The stories had been around awhile. The first edition of “The Tale of Peter Rabbit” appeared in 1902. The publisher referred to it as “the bunny book.” These tales about a mischievous and disobedient young rabbit became an immediate success. To date, more than 45 million copies have been sold.
Potter refused to give the rights to Disney, but nevertheless the story was loosely adapted into a Merry Melodies short.
In 1971, Peter Rabbit appeared as a character in a ballet film. In 1991, HBO aired an animated version narrated by Carol Burnett. The next year, a BBC animation was released. And in 2012 Nickelodeon premiered an interesting CGI-animated version.
However, as we all know, any classic children’s story demands retelling over and over again.
So now we have a 3D live-action/CGI-animated comedy adventure film simply titled “Peter Rabbit.”
Late-night comic James Corden provides the voice of Peter. Domhnall Gleeson plays Thomas McGregor, the farmer who pits himself against the troublesome bunny. And Rose Byrne appears as the kindly animal lover next door, adored by both.
The cast is impressive: Peter’s sisters are voiced by Daisy Ridley, Margot Robbie and Elizabeth Debicki. Rachel Ward and Bryon Brown pop up as Peter’s mom and dad.
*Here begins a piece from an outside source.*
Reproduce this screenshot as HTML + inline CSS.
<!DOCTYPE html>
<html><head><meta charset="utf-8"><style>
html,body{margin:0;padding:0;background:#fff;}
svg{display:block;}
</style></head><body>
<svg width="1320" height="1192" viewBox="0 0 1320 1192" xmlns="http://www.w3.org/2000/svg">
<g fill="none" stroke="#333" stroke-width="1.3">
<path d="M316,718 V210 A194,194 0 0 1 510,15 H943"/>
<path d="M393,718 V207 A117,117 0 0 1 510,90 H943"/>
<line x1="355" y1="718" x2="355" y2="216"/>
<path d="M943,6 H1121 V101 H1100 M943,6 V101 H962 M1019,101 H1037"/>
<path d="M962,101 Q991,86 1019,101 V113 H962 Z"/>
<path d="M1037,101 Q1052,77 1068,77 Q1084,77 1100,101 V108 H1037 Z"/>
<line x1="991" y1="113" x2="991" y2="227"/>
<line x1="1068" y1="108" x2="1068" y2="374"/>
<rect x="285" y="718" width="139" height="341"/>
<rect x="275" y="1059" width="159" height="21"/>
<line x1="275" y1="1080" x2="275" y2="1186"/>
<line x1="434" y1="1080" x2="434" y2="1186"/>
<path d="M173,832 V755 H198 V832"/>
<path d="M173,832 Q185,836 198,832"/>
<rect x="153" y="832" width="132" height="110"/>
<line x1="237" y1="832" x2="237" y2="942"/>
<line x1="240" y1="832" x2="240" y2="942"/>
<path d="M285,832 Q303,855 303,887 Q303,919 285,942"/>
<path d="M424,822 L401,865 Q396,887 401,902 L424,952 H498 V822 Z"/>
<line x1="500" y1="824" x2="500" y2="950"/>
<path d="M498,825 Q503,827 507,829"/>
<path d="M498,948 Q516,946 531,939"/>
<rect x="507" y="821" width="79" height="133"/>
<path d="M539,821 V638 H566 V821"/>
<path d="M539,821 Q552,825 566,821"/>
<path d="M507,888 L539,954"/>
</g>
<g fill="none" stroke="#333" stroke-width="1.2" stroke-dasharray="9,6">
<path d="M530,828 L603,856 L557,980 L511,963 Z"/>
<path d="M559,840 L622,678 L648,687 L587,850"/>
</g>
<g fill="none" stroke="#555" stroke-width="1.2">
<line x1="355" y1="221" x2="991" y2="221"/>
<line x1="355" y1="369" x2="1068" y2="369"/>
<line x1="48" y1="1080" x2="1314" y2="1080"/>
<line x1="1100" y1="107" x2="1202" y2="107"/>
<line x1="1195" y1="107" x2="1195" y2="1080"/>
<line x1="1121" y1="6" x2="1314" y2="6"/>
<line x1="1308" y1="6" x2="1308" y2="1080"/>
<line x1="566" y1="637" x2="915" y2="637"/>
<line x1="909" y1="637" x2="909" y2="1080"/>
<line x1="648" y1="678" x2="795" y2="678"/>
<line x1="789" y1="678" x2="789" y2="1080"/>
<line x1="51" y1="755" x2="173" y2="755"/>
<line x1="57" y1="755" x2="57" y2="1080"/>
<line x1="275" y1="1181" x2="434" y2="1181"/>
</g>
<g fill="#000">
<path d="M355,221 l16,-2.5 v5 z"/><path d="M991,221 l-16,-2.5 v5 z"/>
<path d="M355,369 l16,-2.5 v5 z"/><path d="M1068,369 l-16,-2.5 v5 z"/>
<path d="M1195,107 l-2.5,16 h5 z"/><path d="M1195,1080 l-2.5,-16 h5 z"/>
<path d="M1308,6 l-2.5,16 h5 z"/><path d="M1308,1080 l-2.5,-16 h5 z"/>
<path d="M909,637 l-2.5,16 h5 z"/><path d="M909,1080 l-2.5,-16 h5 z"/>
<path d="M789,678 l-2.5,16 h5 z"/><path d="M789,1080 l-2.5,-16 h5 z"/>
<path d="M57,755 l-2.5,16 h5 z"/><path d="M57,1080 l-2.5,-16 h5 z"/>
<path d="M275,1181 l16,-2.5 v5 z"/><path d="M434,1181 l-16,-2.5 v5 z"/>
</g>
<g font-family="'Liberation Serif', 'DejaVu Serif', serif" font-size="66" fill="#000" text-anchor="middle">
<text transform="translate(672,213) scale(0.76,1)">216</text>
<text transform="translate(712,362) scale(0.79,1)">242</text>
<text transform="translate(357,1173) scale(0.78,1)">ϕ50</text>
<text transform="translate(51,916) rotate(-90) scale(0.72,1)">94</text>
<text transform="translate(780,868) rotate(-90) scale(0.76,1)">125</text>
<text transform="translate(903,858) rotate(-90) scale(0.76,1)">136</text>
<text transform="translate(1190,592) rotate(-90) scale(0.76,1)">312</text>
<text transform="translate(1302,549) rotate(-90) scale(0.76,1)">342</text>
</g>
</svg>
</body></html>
And Sam Neil is trotted out as Thomas McGregor’s uncle.
The story is familiar enough, but children won’t care: “Peter Rabbit’s feud with the McGregor family reaches new heights as he and Thomas McGregor compete for the affections of a kind animal lover who lives next door.”
Hints of this new film version appeared in the Sony Pictures emails hacked by North Korea. The first trailer for the film met a negative reaction, with Metro commenting: “You can just about hear the sound of Beatrix Potter, turning furiously in her grave.”
Rotten Tomatoes clarified: “Peter Rabbit updates Beatrix Potter’s classic characters with colorfully agreeable results that should entertain younger viewers while admittedly risking the wrath of purists.”
True enough. The 3D-modeled rabbits are sharp depictions that match the live-action performers. Kids will love them. But I still miss the gentle color illustrations by Beatrix Potter of that bad-boy bunny in his blue jacket feasting on Mr. McGregor’s vegetables.